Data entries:
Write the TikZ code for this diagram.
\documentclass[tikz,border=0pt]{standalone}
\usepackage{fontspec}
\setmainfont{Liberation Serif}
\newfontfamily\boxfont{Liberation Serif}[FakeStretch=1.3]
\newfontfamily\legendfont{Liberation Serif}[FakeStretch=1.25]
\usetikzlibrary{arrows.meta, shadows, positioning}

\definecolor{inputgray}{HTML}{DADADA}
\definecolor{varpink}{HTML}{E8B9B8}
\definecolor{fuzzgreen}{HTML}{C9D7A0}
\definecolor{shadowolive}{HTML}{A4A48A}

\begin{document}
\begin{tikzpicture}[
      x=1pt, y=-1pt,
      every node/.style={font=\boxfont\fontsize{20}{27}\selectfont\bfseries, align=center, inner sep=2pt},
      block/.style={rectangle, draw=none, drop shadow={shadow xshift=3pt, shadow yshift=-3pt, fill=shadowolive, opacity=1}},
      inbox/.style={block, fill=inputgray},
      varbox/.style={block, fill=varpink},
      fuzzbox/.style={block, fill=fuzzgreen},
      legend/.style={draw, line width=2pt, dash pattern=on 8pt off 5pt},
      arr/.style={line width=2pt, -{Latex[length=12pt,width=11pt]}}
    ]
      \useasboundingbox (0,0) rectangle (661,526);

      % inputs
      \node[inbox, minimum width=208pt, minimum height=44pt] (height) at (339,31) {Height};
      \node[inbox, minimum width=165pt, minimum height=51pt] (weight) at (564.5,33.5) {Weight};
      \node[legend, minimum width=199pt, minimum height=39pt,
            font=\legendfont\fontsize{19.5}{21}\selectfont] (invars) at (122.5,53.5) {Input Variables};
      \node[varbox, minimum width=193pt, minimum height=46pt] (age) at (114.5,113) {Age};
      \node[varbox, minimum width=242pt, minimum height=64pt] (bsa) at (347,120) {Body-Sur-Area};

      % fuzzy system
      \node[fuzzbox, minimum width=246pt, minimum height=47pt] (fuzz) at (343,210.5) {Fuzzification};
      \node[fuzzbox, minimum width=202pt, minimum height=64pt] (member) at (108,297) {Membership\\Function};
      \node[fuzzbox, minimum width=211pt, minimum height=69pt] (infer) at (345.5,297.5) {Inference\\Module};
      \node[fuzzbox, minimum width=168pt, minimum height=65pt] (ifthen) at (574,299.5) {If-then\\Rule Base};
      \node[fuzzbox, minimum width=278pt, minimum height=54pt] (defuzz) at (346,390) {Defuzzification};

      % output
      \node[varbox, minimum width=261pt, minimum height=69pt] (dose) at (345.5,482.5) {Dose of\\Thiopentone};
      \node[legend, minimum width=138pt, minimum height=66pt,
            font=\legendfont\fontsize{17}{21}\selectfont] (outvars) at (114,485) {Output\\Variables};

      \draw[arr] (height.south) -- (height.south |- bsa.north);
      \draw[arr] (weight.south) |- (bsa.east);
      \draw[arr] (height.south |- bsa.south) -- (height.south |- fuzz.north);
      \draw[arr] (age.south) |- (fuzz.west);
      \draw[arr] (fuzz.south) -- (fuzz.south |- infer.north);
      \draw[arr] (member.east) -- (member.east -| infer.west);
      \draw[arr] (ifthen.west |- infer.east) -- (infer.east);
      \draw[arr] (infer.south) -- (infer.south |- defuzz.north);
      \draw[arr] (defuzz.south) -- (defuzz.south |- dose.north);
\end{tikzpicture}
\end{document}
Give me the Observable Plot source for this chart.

## REQUIRED WORK
Copy all the records above exactly, missing none.

## OUTPUT
Write the TikZ code for this diagram.
\documentclass[tikz,border=0pt]{standalone}
\usepackage{fontspec}
\setmainfont{Liberation Serif}
\newfontfamily\boxfont{Liberation Serif}[FakeStretch=1.3]
\newfontfamily\legendfont{Liberation Serif}[FakeStretch=1.25]
\usetikzlibrary{arrows.meta, shadows, positioning}

\definecolor{inputgray}{HTML}{DADADA}
\definecolor{varpink}{HTML}{E8B9B8}
\definecolor{fuzzgreen}{HTML}{C9D7A0}
\definecolor{shadowolive}{HTML}{A4A48A}

\begin{document}
\begin{tikzpicture}[
      x=1pt, y=-1pt,
      every node/.style={font=\boxfont\fontsize{20}{27}\selectfont\bfseries, align=center, inner sep=2pt},
      block/.style={rectangle, draw=none, drop shadow={shadow xshift=3pt, shadow yshift=-3pt, fill=shadowolive, opacity=1}},
      inbox/.style={block, fill=inputgray},
      varbox/.style={block, fill=varpink},
      fuzzbox/.style={block, fill=fuzzgreen},
      legend/.style={draw, line width=2pt, dash pattern=on 8pt off 5pt},
      arr/.style={line width=2pt, -{Latex[length=12pt,width=11pt]}}
    ]
      \useasboundingbox (0,0) rectangle (661,526);

      % inputs
      \node[inbox, minimum width=208pt, minimum height=44pt] (height) at (339,31) {Height};
      \node[inbox, minimum width=165pt, minimum height=51pt] (weight) at (564.5,33.5) {Weight};
      \node[legend, minimum width=199pt, minimum height=39pt,
            font=\legendfont\fontsize{19.5}{21}\selectfont] (invars) at (122.5,53.5) {Input Variables};
      \node[varbox, minimum width=193pt, minimum height=46pt] (age) at (114.5,113) {Age};
      \node[varbox, minimum width=242pt, minimum height=64pt] (bsa) at (347,120) {Body-Sur-Area};

      % fuzzy system
      \node[fuzzbox, minimum width=246pt, minimum height=47pt] (fuzz) at (343,210.5) {Fuzzification};
      \node[fuzzbox, minimum width=202pt, minimum height=64pt] (member) at (108,297) {Membership\\Function};
      \node[fuzzbox, minimum width=211pt, minimum height=69pt] (infer) at (345.5,297.5) {Inference\\Module};
      \node[fuzzbox, minimum width=168pt, minimum height=65pt] (ifthen) at (574,299.5) {If-then\\Rule Base};
      \node[fuzzbox, minimum width=278pt, minimum height=54pt] (defuzz) at (346,390) {Defuzzification};

      % output
      \node[varbox, minimum width=261pt, minimum height=69pt] (dose) at (345.5,482.5) {Dose of\\Thiopentone};
      \node[legend, minimum width=138pt, minimum height=66pt,
            font=\legendfont\fontsize{17}{21}\selectfont] (outvars) at (114,485) {Output\\Variables};

      \draw[arr] (height.south) -- (height.south |- bsa.north);
      \draw[arr] (weight.south) |- (bsa.east);
      \draw[arr] (height.south |- bsa.south) -- (height.south |- fuzz.north);
      \draw[arr] (age.south) |- (fuzz.west);
      \draw[arr] (fuzz.south) -- (fuzz.south |- infer.north);
      \draw[arr] (member.east) -- (member.east -| infer.west);
      \draw[arr] (ifthen.west |- infer.east) -- (infer.east);
      \draw[arr] (infer.south) -- (infer.south |- defuzz.north);
      \draw[arr] (defuzz.south) -- (defuzz.south |- dose.north);
\end{tikzpicture}
\end{document}
Give me the Observable Plot source for this chart.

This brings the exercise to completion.